If the issue persists, then there may be some discrepancies with the disk catalog, refer Reconciling Discrepancies in the Managed Virtual Disk Catalog

Additional Information

Check if the vmdk that is backing the volume exists in the datastore.

  1. Take the first part of the volume ID and separate out the first 8 characters as <## ## ## ##>
  2. SSH to one of the ESXi hosts and search for the vmdk file containing the FCD ID.

    [root@esxi:~] IFS=$'\n'; for i in `find /vmfs/volumes -iname '*.vmdk' -type f |grep -vE "flat|sesparse|delta|rdm|ctk"`; do echo $i; grep 'fcd.uuid' $i ;done | grep -B1 "<## ## ## ##>"
  3. If the vmdk exists, it prints the complete path of the VMDK containing the datastore UUID.

    /vmfs/volumes/########-########-1111-############/fcd/#####.vmdk
    ddb.fcd.uuid = "<## ## ## ##> ## ## ##-## ## ## ## ## ## ##"

Note: Get the datastore name.
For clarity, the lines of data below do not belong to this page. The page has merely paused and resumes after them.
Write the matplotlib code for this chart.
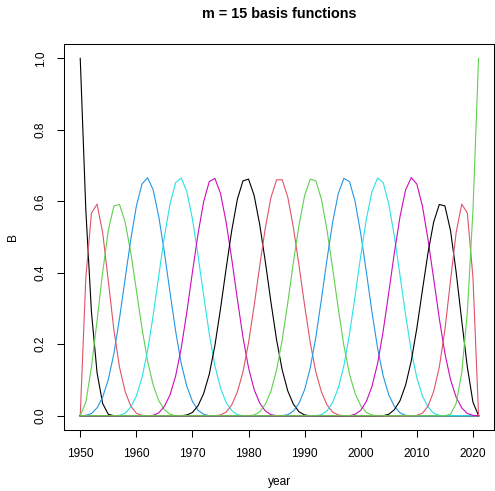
import matplotlib
matplotlib.use("Agg")
import matplotlib.pyplot as plt

plt.rcParams['font.family'] = ['Liberation Sans', 'DejaVu Sans']

year = list(range(1950, 2022))

# B-spline basis values read per year (m = 15)
b1 = [1, .574, .290, .120, .034, .004] + [0] * 66
b2 = [0, .387, .567, .592, .512, .378, .240, .136, .068, .027, .007, .001] + [0] * 60
b3 = [0, .038, .136, .266, .402, .518, .587, .591, .542, .457, .352, .245,
      .153, .086, .042, .017, .004, .000] + [0] * 54
b4 = [0, .001, .006, .022, .052, .101, .174, .272, .383, .492, .586, .648,
      .666, .632, .557, .457, .345, .237, .146, .082, .040, .015, .004, .000] + [0] * 48
b5 = [0] * 6 + [.000, .001, .007, .024, .055, .106, .181, .281, .392, .501, .592, .652,
                .665, .627, .550, .448, .336, .229, .140, .078, .037, .014, .003, .000] + [0] * 42
b6 = [0] * 12 + [.000, .001, .008, .026, .058, .111, .189, .290, .402, .509, .599, .655,
                 .664, .622, .542, .439, .327, .220, .134, .073, .035, .013, .003, .000] + [0] * 36
b7 = [0] * 18 + [.000, .002, .009, .028, .062, .116, .196, .299, .411, .518, .605, .657,
                 .662, .616, .534, .430, .317, .212, .128, .069, .032, .011, .002, .000] + [0] * 30
b8 = [0] * 24 + [.000, .002, .010, .030, .066, .122, .204, .308, .420, .526, .611, .660,
                 .660, .611, .526, .420, .308, .204, .122, .066, .030, .010, .002, .000] + [0] * 24
b9 = [0] * 30 + [.000, .002, .011, .032, .069, .128, .212, .317, .430, .534, .616, .662,
                 .657, .605, .518, .411, .299, .196, .116, .062, .028, .009, .002, .000] + [0] * 18
b10 = [0] * 36 + [.000, .003, .013, .035, .073, .134, .220, .327, .439, .542, .622, .664,
                  .655, .599, .509, .402, .290, .189, .111, .058, .026, .008, .001, .000] + [0] * 12
b11 = [0] * 42 + [.000, .003, .014, .037, .078, .140, .229, .336, .448, .550, .627, .665,
                  .652, .592, .501, .392, .281, .181, .106, .055, .024, .007, .001, .000] + [0] * 6
b12 = [0] * 48 + [.000, .004, .015, .040, .082, .146, .237, .345, .457, .557, .632, .666,
                  .648, .586, .492, .383, .272, .174, .101, .052, .022, .006, .001, 0]
b13 = [0] * 54 + [.000, .004, .017, .042, .086, .153, .245, .352, .457, .542, .591, .587,
                  .518, .402, .266, .136, .038, 0]
b14 = [0] * 60 + [.001, .007, .027, .068, .136, .240, .378, .512, .592, .567, .387, 0]
b15 = [0] * 66 + [.004, .034, .120, .290, .574, 1]

basis = [b1, b2, b3, b4, b5, b6, b7, b8, b9, b10, b11, b12, b13, b14, b15]
palette = ["black", "#DF536B", "#61D04F", "#2297E6", "#28E2E5", "#CD0BBC"]

fig = plt.figure(figsize=(4.95, 4.91), dpi=100)
ax = fig.add_axes([64.3 / 495, 61 / 491, (494.5 - 64.3) / 495, (447 - 61) / 491])

for i, b in enumerate(basis):
    ax.plot(year, b, color=palette[i % 6], lw=0.8)

ax.set_xlim(1947.16, 2023.84)
ax.set_ylim(-0.04, 1.04)
ax.set_xticks([1950, 1960, 1970, 1980, 1990, 2000, 2010, 2020])
ax.set_yticks([0, 0.2, 0.4, 0.6, 0.8, 1.0])
ax.set_yticklabels(["0.0", "0.2", "0.4", "0.6", "0.8", "1.0"], rotation=90, va='center')
ax.tick_params(length=5.2, width=0.75, labelsize=8.6, pad=7.5)
for s in ax.spines.values():
    s.set_linewidth(0.75)

fig.text(279.5 / 495, 1 - 14.5 / 491, "m = 15 basis functions", ha='center', va='center',
         fontsize=10.4, fontweight='bold')
fig.text(279.5 / 495, 1 - 482 / 491, "year", ha='center', va='center', fontsize=8.6)
fig.text(13 / 495, 1 - 237 / 491, "B", ha='center', va='center', rotation=90, fontsize=8.6)

fig.savefig("out.png", dpi=100)
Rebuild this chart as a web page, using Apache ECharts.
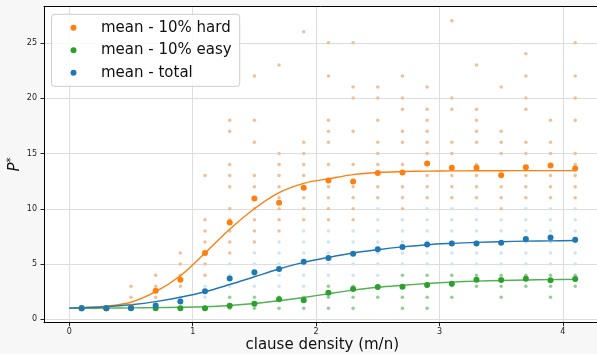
<!DOCTYPE html>
<html>
<head>
<meta charset="utf-8">
<script src="https://cdn.jsdelivr.net/npm/echarts@6/dist/echarts.min.js"></script>
<style>
  html, body { margin: 0; padding: 0; background: #f7f7f7; }
  #chart { width: 597px; height: 354px; }
</style>
</head>
<body>
<div id="chart"></div>
<script>
// clause densities where instances were sampled
const xs = [0.1, 0.3, 0.5, 0.7, 0.9, 1.1, 1.3, 1.5, 1.7, 1.9, 2.1, 2.3, 2.5, 2.7, 2.9, 3.1, 3.3, 3.5, 3.7, 3.9, 4.1]

// means per density
const hardMean = [1.0, 1.0, 1.1, 2.59, 3.59, 6.0, 8.75, 10.92, 10.55, 11.89, 12.55, 12.46, 13.24, 13.27, 14.09, 13.7, 13.7, 13.03, 13.76, 13.9, 13.64]
const easyMean = [1.0, 1.0, 1.0, 1.0, 1.0, 1.0, 1.23, 1.42, 1.82, 1.72, 2.41, 2.74, 2.92, 2.95, 3.1, 3.22, 3.59, 3.56, 3.68, 3.53, 3.65]
const totalMean = [1.0, 1.0, 1.03, 1.25, 1.62, 2.55, 3.7, 4.25, 4.55, 5.2, 5.55, 5.94, 6.33, 6.55, 6.76, 6.86, 6.86, 6.92, 7.27, 7.4, 7.2]

// individual P* values (visible ones) per density
const hardPts = [
  [1], [1], [3, 2, 1], [4, 3, 2], [6, 5, 4, 3], [13, 9, 8, 7, 6, 5, 4],
  [18, 17, 14, 13, 12, 10, 9, 8, 7, 6], [22, 18, 16, 13, 12, 11, 10, 9, 8, 7],
  [23, 15, 14, 13, 12, 11, 10, 9, 8], [26, 16, 15, 14, 13, 11, 10, 9],
  [25, 22, 18, 17, 16, 14, 12, 11, 10, 9], [25, 21, 20, 17, 14, 12, 11, 10, 9],
  [21, 20, 18, 16, 15, 14, 12, 11], [22, 20, 19, 17, 16, 14, 12, 11, 10],
  [21, 19, 18, 17, 16, 15, 13, 12, 11], [27, 20, 19, 16, 15, 13, 12, 11],
  [23, 19, 18, 17, 16, 14, 13, 12, 11], [21, 17, 16, 15, 12, 11, 10],
  [24, 22, 20, 19, 16, 15, 13, 12, 11], [18, 16, 15, 13, 12, 11],
  [25, 22, 20, 18, 15, 14, 13, 12, 11],
]
const easyPts = [
  [1], [1], [1], [1], [1], [1], [2, 1], [2, 1], [2, 1], [2, 1], [3, 2, 1], [3, 2, 1],
  [3, 2], [4, 2, 1], [4, 2, 1], [4, 2], [4, 3], [4, 3, 2], [4, 3], [4, 3, 2], [4, 3],
]
const totalPts = [
  [1], [1], [1], [1], [2, 1], [3, 2], [5, 4, 3], [6, 5, 4, 3], [7, 6, 5, 4, 3],
  [8, 7, 6, 5, 4, 3], [8, 7, 6, 5, 4], [8, 7, 6, 5, 4], [10, 9, 8, 7, 6, 5, 4],
  [9, 8, 7, 6, 5, 3], [10, 9, 8, 7, 6, 5, 3], [10, 9, 8, 7, 6, 5, 3],
  [10, 9, 8, 7, 6, 5], [9, 8, 7, 6, 5], [10, 9, 8, 7, 6, 5], [10, 9, 8, 7, 6, 5],
  [10, 9, 8, 7, 6, 5],
]

// fitted curves
const fitX = [0, 0.1, 0.3, 0.5, 0.7, 0.9, 1.1, 1.3, 1.5, 1.7, 1.9, 2.1, 2.3, 2.5, 2.7, 2.9, 3.1, 3.3, 3.5, 3.7, 3.9, 4.1]
const hardFit = [1.02, 1.05, 1.2, 1.55, 2.5, 3.95, 6.0, 8.15, 10.0, 11.45, 12.3, 12.7, 13.08, 13.28, 13.36, 13.4, 13.42, 13.43, 13.44, 13.45, 13.45, 13.45]
const easyFit = [1.0, 1.0, 1.02, 1.04, 1.06, 1.09, 1.14, 1.25, 1.43, 1.68, 1.98, 2.32, 2.64, 2.9, 3.08, 3.24, 3.37, 3.46, 3.52, 3.56, 3.59, 3.62]
const totalFit = [1.02, 1.05, 1.14, 1.32, 1.6, 2.0, 2.5, 3.15, 3.85, 4.55, 5.15, 5.6, 6.0, 6.3, 6.55, 6.75, 6.87, 6.96, 7.02, 7.07, 7.1, 7.13]

const xTicks = [0, 1, 2, 3, 4]
const yTicks = [0, 5, 10, 15, 20, 25]
const names = ['mean - 10% hard', 'mean - 10% easy', 'mean - total']

const font = 'DejaVu Sans'
const orange = '#ff7f0e'
const green = '#2ca02c'
const blue = '#1f77b4'

const pairs = (x, y) => x.map((v, i) => [v, y[i]])
const spread = cols => xs.flatMap((x, i) => cols[i].map(v => [x, v]))

function cloud(data, color) {
  return { type: 'scatter', data, symbolSize: 3.5, itemStyle: { color, opacity: 1 }, silent: true, z: 1 }
}
function fit(data, color) {
  return { type: 'line', data, smooth: 0.35, showSymbol: false, lineStyle: { color, width: 1.4 }, silent: true, z: 2 }
}
function means(name, data, color) {
  return { name, type: 'scatter', data, symbolSize: 6, itemStyle: { color, opacity: 1 }, z: 3 }
}

const chart = echarts.init(document.getElementById('chart'))
chart.setOption({
  backgroundColor: '#f7f7f7',
  animation: false,
  textStyle: { fontFamily: font },
  grid: {
    left: 44, right: -3.5, top: 6.3, bottom: 31.3,
    outerBoundsMode: 'none',
    containLabel: false,
    show: true, backgroundColor: '#fff', borderWidth: 0,
  },
  legend: {
    data: names,
    orient: 'vertical',
    left: 51.5,
    top: 14.3,
    padding: [6, 8, 6, 19],
    itemWidth: 45,
    itemHeight: 6,
    itemGap: 7.5,
    icon: 'circle',
    backgroundColor: 'rgba(255,255,255,0.85)',
    borderColor: '#cccccc',
    borderWidth: 1,
    borderRadius: 3,
    textStyle: { fontFamily: font, fontSize: 15, lineHeight: 15, color: '#111' },
  },
  xAxis: [
    {
      type: 'value',
      min: -0.205,
      max: 4.305,
      splitNumber: 5,
      name: 'clause density (m/n)',
      nameLocation: 'middle',
      nameGap: 15,
      nameMoveOverlap: false,
      nameTextStyle: { fontFamily: font, fontSize: 15, color: '#111' },
      axisLine: { show: true, onZero: false, lineStyle: { color: '#000', width: 1 } },
      axisTick: { show: true, length: 3.5, customValues: xTicks, lineStyle: { color: '#222' } },
      axisLabel: { customValues: xTicks, fontSize: 8, color: '#222', margin: 5 },
      splitLine: { show: true, lineStyle: { color: '#dddddd', width: 1 } },
    },
    {
      type: 'value',
      position: 'top',
      min: -0.205,
      max: 4.305,
      axisLine: { show: true, onZero: false, lineStyle: { color: '#000', width: 1 } },
      axisTick: { show: false },
      axisLabel: { show: false },
      splitLine: { show: false },
    },
  ],
  yAxis: {
    type: 'value',
    min: -0.3,
    max: 28.3,
    splitNumber: 6,
    name: '{p|P}{s|*}',
    nameLocation: 'middle',
    nameRotate: 90,
    nameGap: 20,
    nameMoveOverlap: false,
    nameTextStyle: {
      rich: {
        p: { fontFamily: font, fontSize: 15, fontStyle: 'italic', color: '#111', lineHeight: 18 },
        s: { fontFamily: font, fontSize: 10, color: '#111', verticalAlign: 'top' },
      },
    },
    axisLine: { show: true, onZero: false, lineStyle: { color: '#000', width: 1 } },
    axisTick: { show: true, length: 3.5, customValues: yTicks, lineStyle: { color: '#222' } },
    axisLabel: { customValues: yTicks, fontSize: 8, color: '#222', margin: 7 },
    splitLine: { show: true, lineStyle: { color: '#dddddd', width: 1 } },
  },
  series: [
    cloud(spread(totalPts), '#d2e3f0'),
    cloud(spread(hardPts), '#efbf98'),
    cloud(spread(easyPts), '#93cd93'),
    fit(pairs(fitX, hardFit), orange),
    fit(pairs(fitX, easyFit), '#4fb34f'),
    fit(pairs(fitX, totalFit), blue),
    means(names[0], pairs(xs, hardMean), orange),
    means(names[1], pairs(xs, easyMean), green),
    means(names[2], pairs(xs, totalMean), blue),
  ],
})
</script>
</body>
</html>
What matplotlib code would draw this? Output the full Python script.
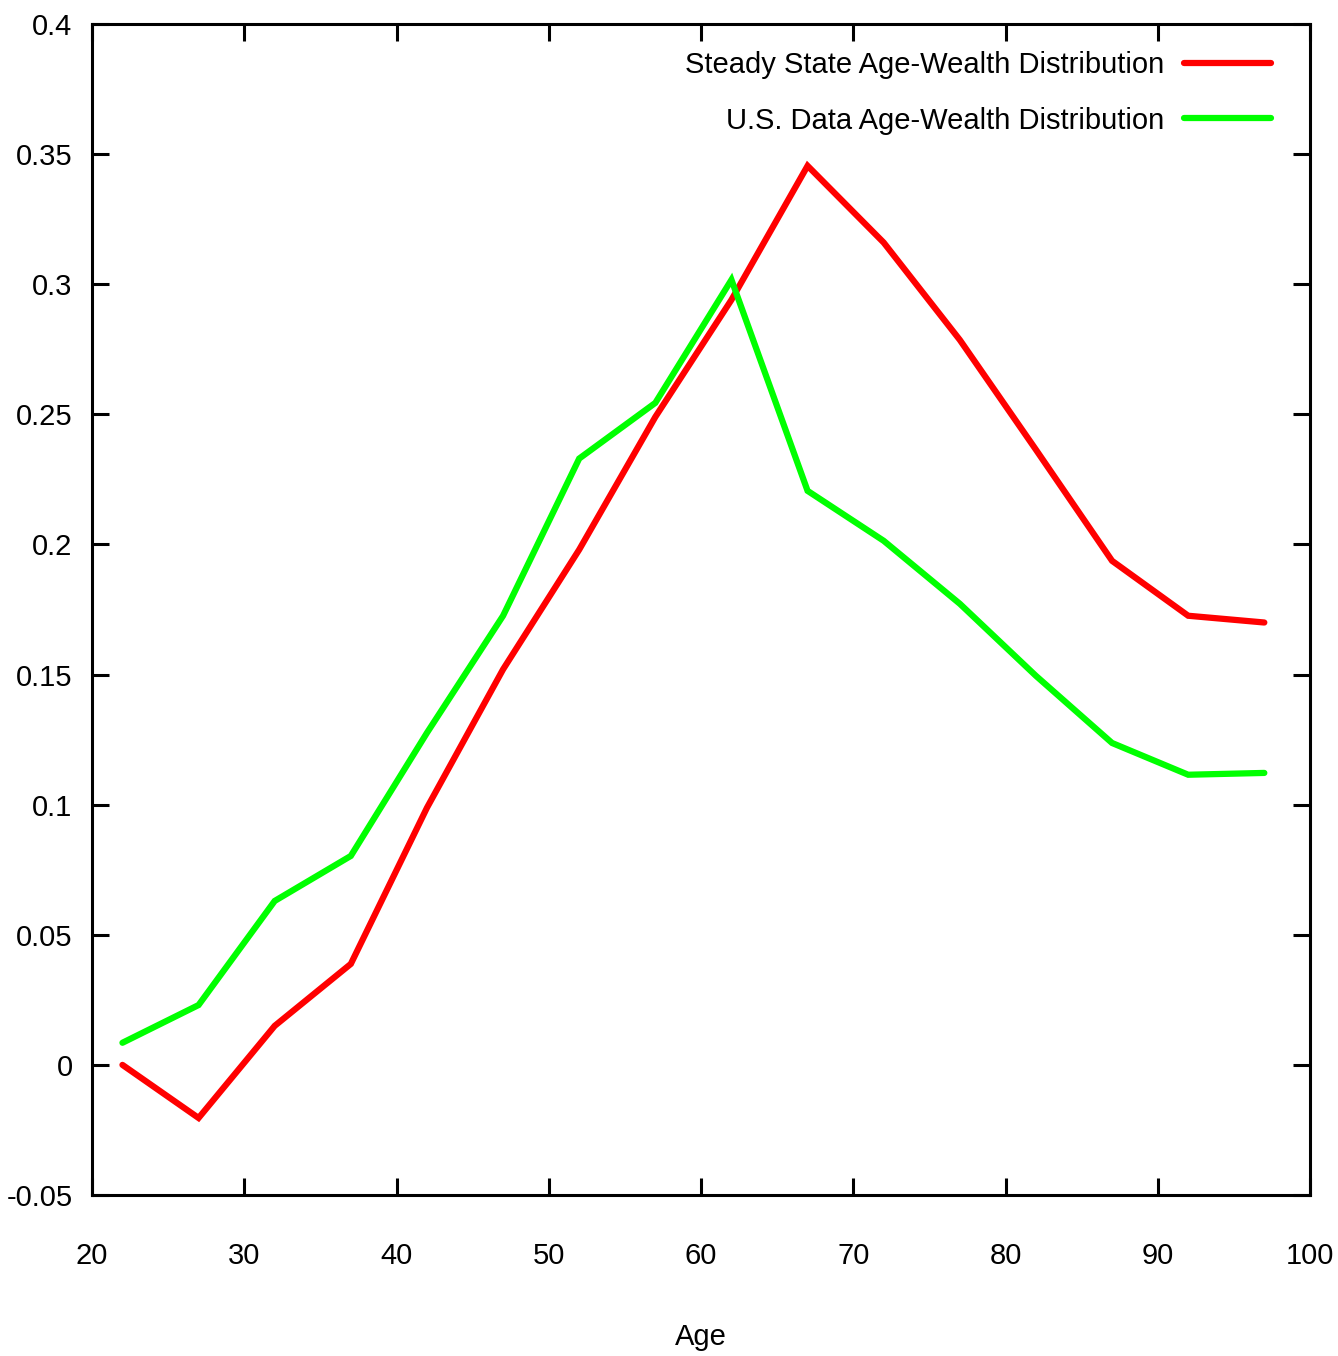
import matplotlib
matplotlib.use("Agg")
import matplotlib.pyplot as plt
from matplotlib import font_manager

# ---- data ----
ages = [22, 27, 32, 37, 42, 47, 52, 57, 62, 67, 72, 77, 82, 87, 92, 97]
steady_state = [0.0, -0.0204, 0.015, 0.0388, 0.0988, 0.152, 0.198, 0.249,
                0.294, 0.3455, 0.316, 0.2786, 0.2364, 0.1937, 0.1726, 0.170]
us_data = [0.0085, 0.023, 0.063, 0.0803, 0.1276, 0.1726, 0.233, 0.2544,
           0.3017, 0.2206, 0.2014, 0.1772, 0.1495, 0.1237, 0.1115, 0.1122]

xticks = [20, 30, 40, 50, 60, 70, 80, 90, 100]
yticks = [-0.05, 0, 0.05, 0.1, 0.15, 0.2, 0.25, 0.3, 0.35, 0.4]
ytick_labels = ["-0.05", "0", "0.05", "0.1", "0.15", "0.2", "0.25", "0.3", "0.35", "0.4"]

# gnuplot output uses a narrow helvetica; take Liberation Sans Narrow if it is there
narrow = None
for f in font_manager.fontManager.ttflist:
    fn = f.fname.lower().replace("-", "").replace("_", "")
    if "liberationsansnarrow" in fn and "bold" not in fn and "italic" not in fn:
        narrow = f
        break
if narrow is not None:
    plt.rcParams["font.family"] = [narrow.name, "DejaVu Sans"]
    FS = 24
else:
    plt.rcParams["font.family"] = ["Liberation Sans", "DejaVu Sans"]
    FS = 21

W, H = 1338, 1356
fig = plt.figure(figsize=(W / 100, H / 100), dpi=100)
ax = fig.add_axes([92 / W, 1 - 1195 / H, (1310 - 92) / W, (1195 - 24) / H])

ax.plot(ages, steady_state, color="#ff0000", lw=4.5, solid_capstyle="round",
        solid_joinstyle="miter", label="Steady State Age-Wealth Distribution")
ax.plot(ages, us_data, color="#00ff00", lw=4.5, solid_capstyle="round",
        solid_joinstyle="miter", label="U.S. Data Age-Wealth Distribution")

ax.set_xlim(20, 100)
ax.set_ylim(-0.05, 0.4)
ax.set_xticks(xticks)
ax.set_xticklabels([str(t) for t in xticks])
ax.set_yticks(yticks)
ax.set_yticklabels(ytick_labels)
ax.tick_params(direction="in", length=12, width=2.2, top=True, right=True,
               labelsize=FS, pad=14)
ax.tick_params(axis="x", pad=34)
for s in ax.spines.values():
    s.set_linewidth(2.2)

ax.set_xlabel("Age", fontsize=FS, labelpad=38)

leg = ax.legend(loc="upper right", frameon=False, markerfirst=False, fontsize=FS,
                handlelength=3.0, handletextpad=0.65, labelspacing=0.95,
                borderaxespad=0.35, bbox_to_anchor=(0.986, 0.9957))

fig.savefig("out.png", dpi=100)
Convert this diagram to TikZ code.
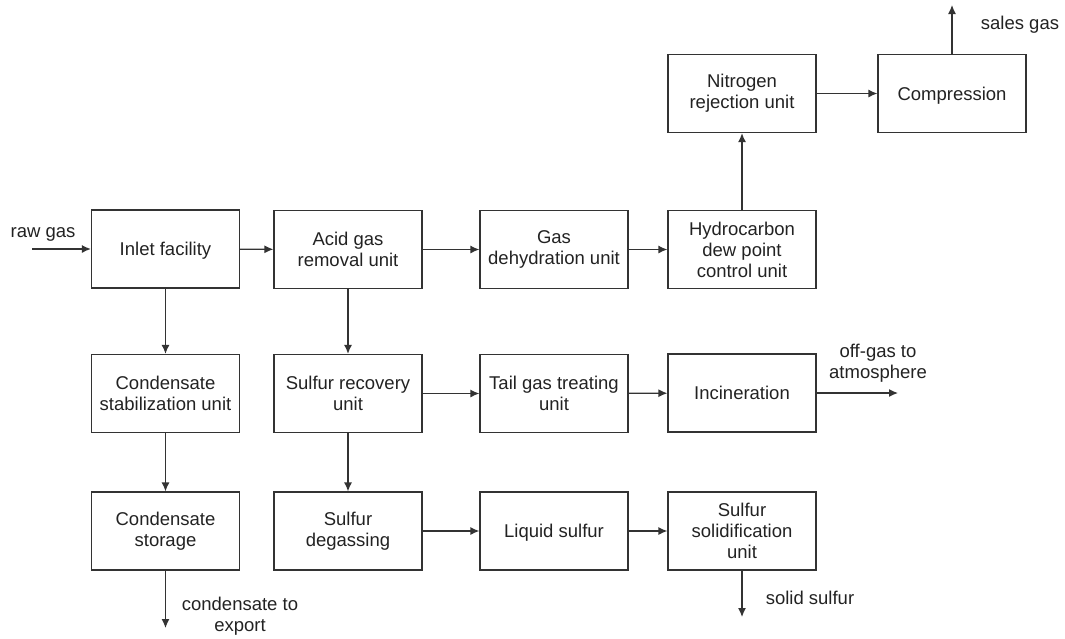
\documentclass[tikz,border=0pt]{standalone}
\usepackage{fontspec}
\setmainfont{Liberation Sans}
\usetikzlibrary{arrows.meta}
\definecolor{linec}{HTML}{333333}
\definecolor{textc}{HTML}{222222}
\begin{document}
\begin{tikzpicture}[x=1pt,y=-1pt,
  every node/.style={font=\fontsize{18.5}{21}\selectfont, text=textc},
  unit/.style={draw=linec, line width=1.25pt, minimum width=148pt, minimum height=78pt, align=center, inner sep=0pt},
  single/.style={text depth=0pt},
  lab/.style={align=center, inner sep=0pt},
  flow/.style={draw=linec, line width=1.25pt, -{Latex[length=9pt,width=8pt]}}]
\useasboundingbox (0,0) rectangle (1065,638);
% row 1
\node[unit,single] (inlet) at (165.5,249) {Inlet facility};
\node[unit] (agr) at (348,249.5) {Acid gas\\removal unit};
\node[unit] (dehy) at (554,249.5) {Gas\\dehydration unit};
\node[unit] (hcdp) at (742,249.5) {Hydrocarbon\\dew point\\control unit};
% top row
\node[unit] (nru) at (742,93.5) {Nitrogen\\rejection unit};
\node[unit,single] (comp) at (952,93.5) {Compression};
% row 2
\node[unit] (stab) at (165.5,393.5) {Condensate\\stabilization unit};
\node[unit] (sru) at (348,393.5) {Sulfur recovery\\unit};
\node[unit] (tgt) at (554,393.5) {Tail gas treating\\unit};
\node[unit,single] (inc) at (742,393) {Incineration};
% row 3
\node[unit] (stor) at (165.5,531) {Condensate\\storage};
\node[unit] (degas) at (348,531) {Sulfur\\degassing};
\node[unit,single] (liq) at (554,531) {Liquid sulfur};
\node[unit] (solid) at (742,531) {Sulfur\\solidification\\unit};
% free ends
\coordinate (rawin) at (32,249);
\coordinate (salesout) at (952,5);
\coordinate (offout) at (898,393);
\coordinate (condout) at (165.5,628);
\coordinate (solidout) at (742,617);
% labels
\node[lab] (lraw) at (43,234) {raw gas};
\node[lab] (lsales) at (1020,25) {sales gas};
\node[lab] (loff) at (878,363) {off-gas to\\atmosphere};
\node[lab] (lcond) at (240,616) {condensate to\\export};
\node[lab] (lsolid) at (810,598) {solid sulfur};
% connectors
\draw[flow] (rawin) -- (rawin -| inlet.west);
\draw[flow] (inlet) -- (agr);
\draw[flow] (agr) -- (dehy);
\draw[flow] (dehy) -- (hcdp);
\draw[flow] (hcdp) -- (nru);
\draw[flow] (nru) -- (comp);
\draw[flow] (comp.north) -- (salesout);
\draw[flow] (inlet) -- (stab);
\draw[flow] (stab) -- (stor);
\draw[flow] (stor.south) -- (condout);
\draw[flow] (agr) -- (sru);
\draw[flow] (sru) -- (tgt);
\draw[flow] (tgt) -- (inc);
\draw[flow] (inc.east) -- (offout);
\draw[flow] (sru) -- (degas);
\draw[flow] (degas) -- (liq);
\draw[flow] (liq) -- (solid);
\draw[flow] (solid.south) -- (solidout);
\end{tikzpicture}
\end{document}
It will be needed as part of the solution.

[root@esxi:~] localcli storage filesystem list | grep -i ########-########-1111-############
/vmfs/volumes/########-########-1111-############  Tanzu                                      ########-########-1111-############  true     VMFS-6  241323474944   5274337280

In this example, the datastore's name is Tanzu.